Kansas students need you to do 2 things right now!

  1. CALL: Elected officials get lots of emails, but DIRECT PHONE CALLS make the strongest impact.  Use the contact information below and call the members of the Senate Ed Committee.  Use your voice, perspective, and language to convey the key points we’ve outlined on this page.
  2. EMAIL & SOCIAL: Follow-up your phone call with an email.  Carbon Copy others within your social networks so they can read your perspective and so that they can all see what educators think, especially when elected officials claim, “we haven’t heard from anybody on this issue.” Then, post the content of your message on your social media networks.

 

Key Points- Senate Education Committee Members Need to Hear from YOU!

About the Bill: 

Senate Bill 61 takes state money and uses it to send Kansas students to private schools and does not require those schools to report any student performance.

The tuition tax credit scholarship program’s original intent was to help at-risk students leave low performing schools for private schools.

Key Points- why this bill is wrong for students and schools:

Senate Bill 61 allows students from any public school to get a ‘scholarship’ (voucher)  while currently, only students in low-performing elementary schools are eligible. 

It also expands eligibility from just free lunch eligible students to free and reduced lunch eligible students.

These two changes mean the program does not focus on students who are struggling or at-risk.

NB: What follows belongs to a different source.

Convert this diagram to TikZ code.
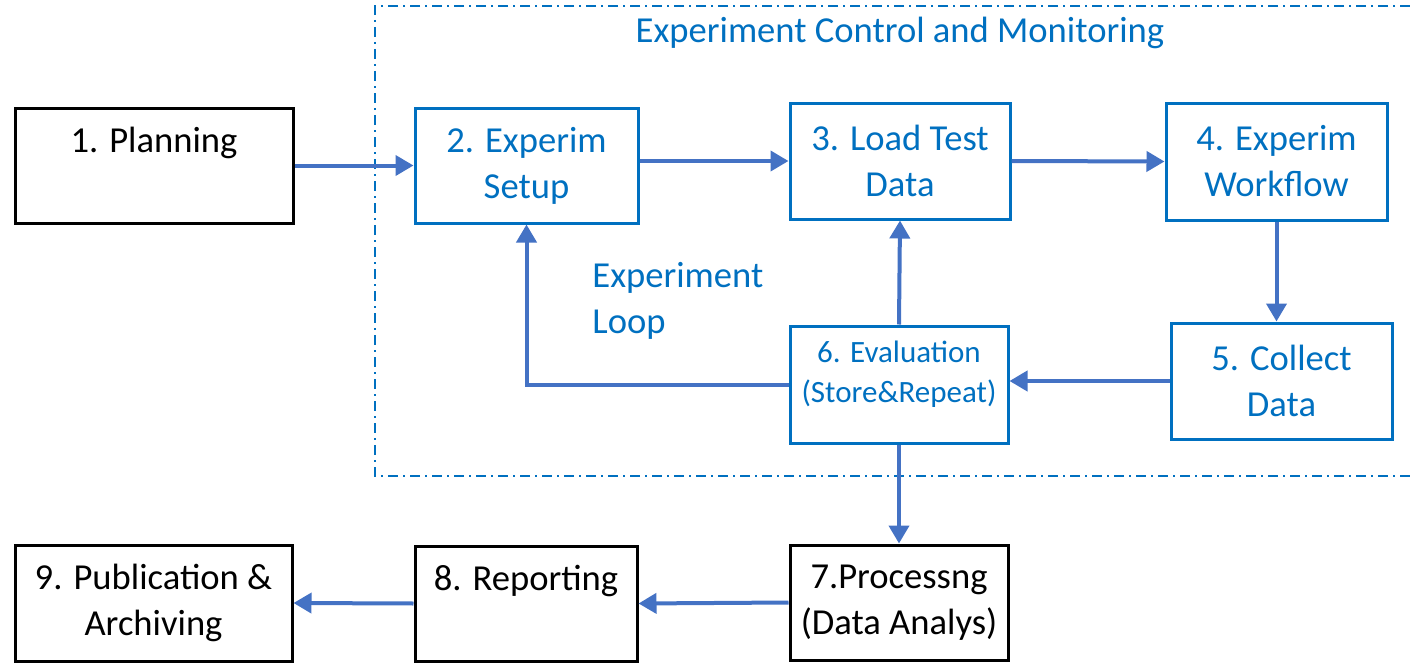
\documentclass[tikz,border=0pt]{standalone}
\usepackage{fontspec}
\setmainfont{Carlito}
\usetikzlibrary{arrows.meta}

\definecolor{boxblue}{HTML}{0070C0}
\definecolor{arrowblue}{HTML}{4472C4}

\begin{document}
\begin{tikzpicture}[x=0.5pt, y=-0.5pt,
    box/.style={draw, line width=1.5pt, align=center, inner sep=0pt,
        font=\fontsize{18.3}{23}\selectfont},
    bluebox/.style={box, draw=boxblue, text=boxblue},
    arr/.style={draw=arrowblue, line width=2pt, -{Triangle[length=9pt,width=10pt]}},
    frame/.style={draw=boxblue, line width=1pt, dash pattern=on 5pt off 2.5pt on 1pt off 2.5pt}]

    \useasboundingbox (0,0) rectangle (1410,664);

    % control and monitoring area
    \draw[frame] (1410,6) -- (375,6) -- (375,476) -- (1410,476);
    \node[text=boxblue, font=\fontsize{18.3}{23}\selectfont] (title) at (900,33) {Experiment Control and Monitoring};

    \node[box, minimum width=139pt, minimum height=57.5pt] (plan) at (154,165.5) {1. Planning\\[3pt]\mbox{}};
    \node[bluebox, minimum width=111.5pt, minimum height=57.5pt] (setup) at (526.5,165.5) {2. Experim\\Setup};
    \node[bluebox, minimum width=110pt, minimum height=58pt] (load) at (900,161) {3. Load Test\\Data};
    \node[bluebox, minimum width=110.5pt, minimum height=58.5pt] (flow) at (1276.5,161.5) {4. Experim\\Workflow};
    \node[bluebox, minimum width=110.5pt, minimum height=58pt] (collect) at (1281.5,381) {5. Collect\\Data};
    \node[bluebox, minimum width=109pt, minimum height=58.5pt, font=\fontsize{15.5}{20}\selectfont] (eval) at (899,384.5) {6. Evaluation\\(Store\&Repeat)\\[-7.5pt]\mbox{}};
    \node[box, minimum width=109pt, minimum height=57.5pt] (proc) at (899,602.5) {7.Processng\\(Data Analys)};
    \node[box, minimum width=111pt, minimum height=57.5pt] (report) at (526,603.5) {8. Reporting\\[3pt]\mbox{}};
    \node[box, minimum width=138.5pt, minimum height=58pt] (publ) at (153.5,603) {9. Publication \&\\Archiving};

    \node[text=boxblue, align=left, anchor=west, inner sep=0pt, font=\fontsize{18.3}{23}\selectfont] (looplbl) at (592,301) {Experiment\\Loop};

    \draw[arr] (plan.east) -- (setup.west);
    \draw[arr] (setup.east |- load.west) -- (load.west);
    \draw[arr] (load.east) -- (flow.west);
    \draw[arr] (flow.south) -- (flow.south |- collect.north);
    \draw[arr] (collect.west) -- (collect.west -| eval.east);
    \draw[arr] (eval.north) -- (load.south);
    \draw[arr] (eval.west) -| (setup.south);
    \draw[arr] (eval.south) -- (proc.north);
    \draw[arr] (proc.west) -- (report.east);
    \draw[arr] (report.west) -- (publ.east);
\end{tikzpicture}
\end{document}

These changes will encourage private schools to seek out and recruit high performing, low-income students or exceptional athletes from any K-12 public school in Kansas. 

There is no accountability for student performance in the program – there is no required reporting of student success in the private school versus the public school.

Private schools are not required to be a state-accredited private school. Without a requirement that the private school participate in the state accreditation system, there is no ability to even compare the private school performance overall to the public school. We may be sending students to failing private schools with state money. 

Because there are no accountability measures, voucher schemes like this one make it easy for private and for-profit schools to pick and choose students who appear to benefit the school through academic or athletic performance and then “transition away” students if and when their benefit to the school has expired.

Only the state’s accreditation system considers student performance. Other ‘alternative’ accreditation programs lack rigor and only monitor for teacher qualifications, not student achievement. 

If legislators want a program that helps at-risk students in struggling schools then they need to limit the program to

1. the lowest-performing elementary schools,

2. change eligibility from lunch status to participation in an approved at-risk program,

3. and restrict school eligibility to private schools that are state-accredited.

The $10 million earmarked for this program would be better spent with investments in early childhood education or after-school tutoring programs that help all at-risk students.